- _PROVIDED RECORDS_

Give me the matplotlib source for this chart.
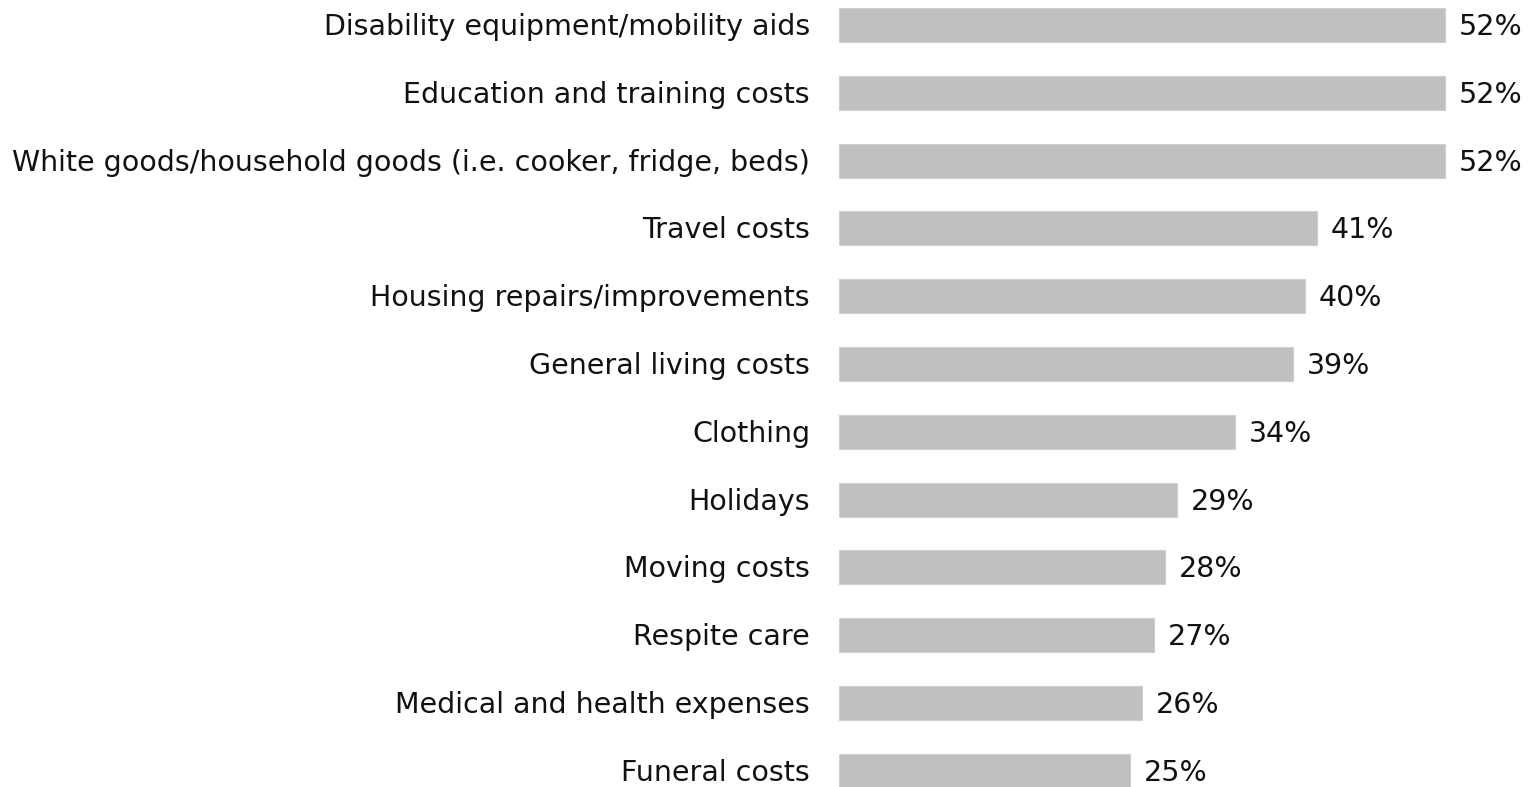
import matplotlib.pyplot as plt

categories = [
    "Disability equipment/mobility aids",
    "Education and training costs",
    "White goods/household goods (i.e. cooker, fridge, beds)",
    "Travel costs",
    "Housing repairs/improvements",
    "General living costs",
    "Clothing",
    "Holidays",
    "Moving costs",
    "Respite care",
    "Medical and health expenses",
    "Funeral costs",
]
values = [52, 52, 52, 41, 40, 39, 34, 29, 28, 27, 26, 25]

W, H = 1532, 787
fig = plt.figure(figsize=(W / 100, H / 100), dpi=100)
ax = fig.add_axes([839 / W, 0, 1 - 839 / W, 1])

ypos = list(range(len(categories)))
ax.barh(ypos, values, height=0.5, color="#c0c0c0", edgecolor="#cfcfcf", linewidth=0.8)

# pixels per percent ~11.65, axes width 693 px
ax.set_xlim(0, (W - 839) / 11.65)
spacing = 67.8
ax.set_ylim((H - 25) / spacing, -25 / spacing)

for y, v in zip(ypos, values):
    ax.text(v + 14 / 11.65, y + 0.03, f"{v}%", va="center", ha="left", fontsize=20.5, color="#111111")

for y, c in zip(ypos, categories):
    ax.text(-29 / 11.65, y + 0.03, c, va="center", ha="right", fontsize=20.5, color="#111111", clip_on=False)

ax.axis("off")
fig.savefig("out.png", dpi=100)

* * *

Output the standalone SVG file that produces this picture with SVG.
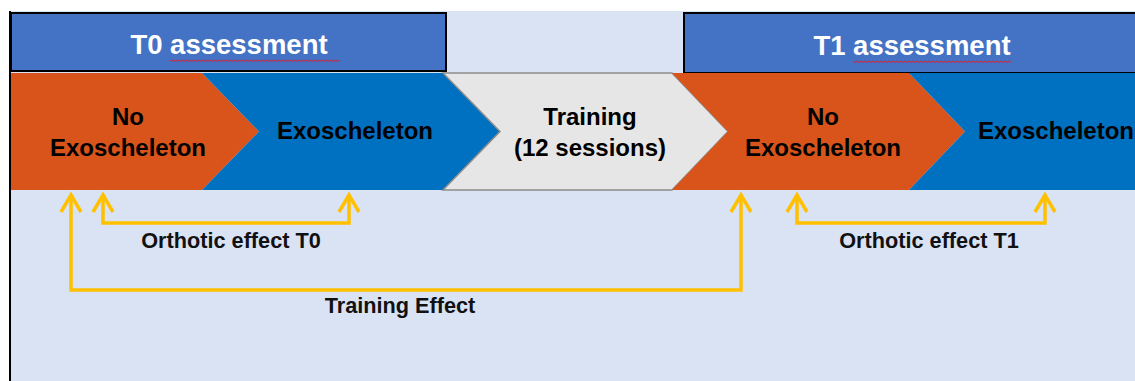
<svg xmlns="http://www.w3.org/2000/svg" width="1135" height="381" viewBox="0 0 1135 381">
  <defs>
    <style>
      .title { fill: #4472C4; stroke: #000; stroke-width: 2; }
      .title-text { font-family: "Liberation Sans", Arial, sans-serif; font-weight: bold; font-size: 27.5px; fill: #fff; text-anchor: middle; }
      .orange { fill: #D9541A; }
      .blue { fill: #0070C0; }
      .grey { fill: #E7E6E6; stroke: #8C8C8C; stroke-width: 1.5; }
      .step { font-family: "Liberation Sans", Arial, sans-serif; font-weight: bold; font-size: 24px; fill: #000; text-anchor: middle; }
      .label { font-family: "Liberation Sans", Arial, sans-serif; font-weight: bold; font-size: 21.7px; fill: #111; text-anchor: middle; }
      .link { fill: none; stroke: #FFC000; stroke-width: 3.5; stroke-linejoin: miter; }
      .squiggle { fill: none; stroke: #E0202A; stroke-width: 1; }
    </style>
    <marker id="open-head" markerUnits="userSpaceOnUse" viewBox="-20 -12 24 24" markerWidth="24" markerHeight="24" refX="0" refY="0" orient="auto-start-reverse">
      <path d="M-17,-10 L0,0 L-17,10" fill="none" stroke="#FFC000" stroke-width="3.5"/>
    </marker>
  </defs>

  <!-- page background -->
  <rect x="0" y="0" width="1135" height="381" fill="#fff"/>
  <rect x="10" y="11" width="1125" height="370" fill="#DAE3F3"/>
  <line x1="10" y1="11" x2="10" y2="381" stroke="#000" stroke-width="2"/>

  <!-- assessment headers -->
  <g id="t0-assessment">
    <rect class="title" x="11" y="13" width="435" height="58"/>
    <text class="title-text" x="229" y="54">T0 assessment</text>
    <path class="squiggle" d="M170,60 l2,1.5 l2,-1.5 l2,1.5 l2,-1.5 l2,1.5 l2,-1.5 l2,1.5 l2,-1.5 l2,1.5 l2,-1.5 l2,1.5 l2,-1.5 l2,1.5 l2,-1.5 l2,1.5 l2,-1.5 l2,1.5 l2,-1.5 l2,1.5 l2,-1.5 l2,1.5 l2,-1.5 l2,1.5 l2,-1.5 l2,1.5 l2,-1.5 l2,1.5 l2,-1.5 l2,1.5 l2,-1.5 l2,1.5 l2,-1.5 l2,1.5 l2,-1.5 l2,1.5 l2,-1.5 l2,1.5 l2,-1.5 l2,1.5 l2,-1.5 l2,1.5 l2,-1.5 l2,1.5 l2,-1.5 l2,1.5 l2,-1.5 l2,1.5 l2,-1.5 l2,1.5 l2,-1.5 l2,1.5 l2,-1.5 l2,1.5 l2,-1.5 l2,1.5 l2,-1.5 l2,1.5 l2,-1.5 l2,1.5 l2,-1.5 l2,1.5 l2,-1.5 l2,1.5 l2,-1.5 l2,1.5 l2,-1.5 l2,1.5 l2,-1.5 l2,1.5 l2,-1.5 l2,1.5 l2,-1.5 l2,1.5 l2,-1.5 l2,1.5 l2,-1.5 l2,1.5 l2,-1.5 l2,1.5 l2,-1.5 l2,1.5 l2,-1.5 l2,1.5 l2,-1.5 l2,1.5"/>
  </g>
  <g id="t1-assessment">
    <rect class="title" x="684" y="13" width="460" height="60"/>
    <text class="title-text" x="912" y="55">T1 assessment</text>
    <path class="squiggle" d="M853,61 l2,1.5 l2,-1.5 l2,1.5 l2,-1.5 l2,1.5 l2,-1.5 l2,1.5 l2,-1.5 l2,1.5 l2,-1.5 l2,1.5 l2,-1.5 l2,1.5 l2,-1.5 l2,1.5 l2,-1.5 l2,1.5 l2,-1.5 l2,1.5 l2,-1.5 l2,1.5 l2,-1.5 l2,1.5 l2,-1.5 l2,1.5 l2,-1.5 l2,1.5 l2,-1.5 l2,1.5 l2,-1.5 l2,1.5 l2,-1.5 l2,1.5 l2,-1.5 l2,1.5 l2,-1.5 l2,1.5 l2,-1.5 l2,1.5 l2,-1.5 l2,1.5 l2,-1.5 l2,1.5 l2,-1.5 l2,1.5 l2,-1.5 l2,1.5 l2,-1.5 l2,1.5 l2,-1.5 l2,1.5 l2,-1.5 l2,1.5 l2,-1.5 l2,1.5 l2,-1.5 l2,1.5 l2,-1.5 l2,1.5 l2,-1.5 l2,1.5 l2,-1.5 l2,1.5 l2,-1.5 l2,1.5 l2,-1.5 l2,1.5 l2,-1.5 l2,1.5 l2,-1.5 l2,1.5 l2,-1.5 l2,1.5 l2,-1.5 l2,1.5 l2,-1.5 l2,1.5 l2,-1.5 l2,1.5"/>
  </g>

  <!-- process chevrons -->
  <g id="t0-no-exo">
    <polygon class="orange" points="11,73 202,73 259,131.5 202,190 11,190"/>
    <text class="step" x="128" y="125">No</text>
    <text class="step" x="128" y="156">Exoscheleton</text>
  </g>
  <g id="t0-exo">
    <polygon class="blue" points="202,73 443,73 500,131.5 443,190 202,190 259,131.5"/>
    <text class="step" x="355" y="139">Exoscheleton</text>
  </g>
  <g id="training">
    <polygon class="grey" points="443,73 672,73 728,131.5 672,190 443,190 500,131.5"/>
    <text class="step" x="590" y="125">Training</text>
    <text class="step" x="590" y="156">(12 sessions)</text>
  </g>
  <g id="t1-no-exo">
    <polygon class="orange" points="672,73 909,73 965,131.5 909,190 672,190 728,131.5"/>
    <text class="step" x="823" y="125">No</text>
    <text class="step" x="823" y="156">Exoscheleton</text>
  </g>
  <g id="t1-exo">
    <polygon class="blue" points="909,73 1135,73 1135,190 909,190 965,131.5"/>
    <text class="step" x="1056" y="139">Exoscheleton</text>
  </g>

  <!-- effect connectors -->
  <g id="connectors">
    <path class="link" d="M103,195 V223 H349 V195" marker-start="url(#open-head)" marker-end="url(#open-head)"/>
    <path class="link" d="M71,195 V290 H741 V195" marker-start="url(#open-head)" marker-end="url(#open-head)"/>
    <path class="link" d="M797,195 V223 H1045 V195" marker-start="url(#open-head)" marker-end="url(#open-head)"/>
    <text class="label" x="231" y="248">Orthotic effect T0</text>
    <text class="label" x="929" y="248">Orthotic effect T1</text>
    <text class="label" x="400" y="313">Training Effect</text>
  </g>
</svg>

---

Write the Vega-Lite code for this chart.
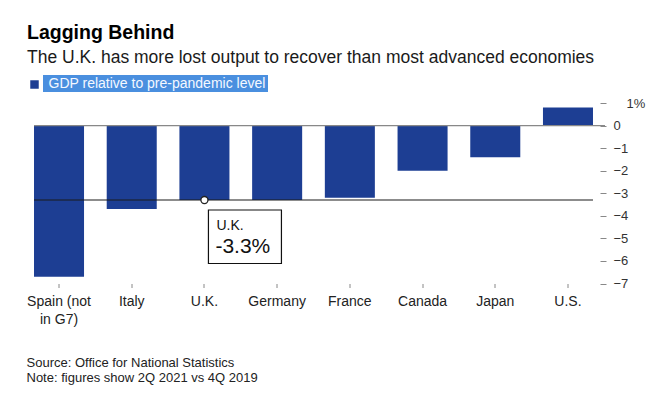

- _STATED PROBLEM_
Skip the pictures. Set down only the lines from the one containing "Give me the matplotlib source for this chart." through the one containing "import matplotlib.pyplot as plt", exactly as they appear, ends included.

- _SOLUTION TO THE EXERCISE_
Give me the matplotlib source for this chart.
import matplotlib.pyplot as plt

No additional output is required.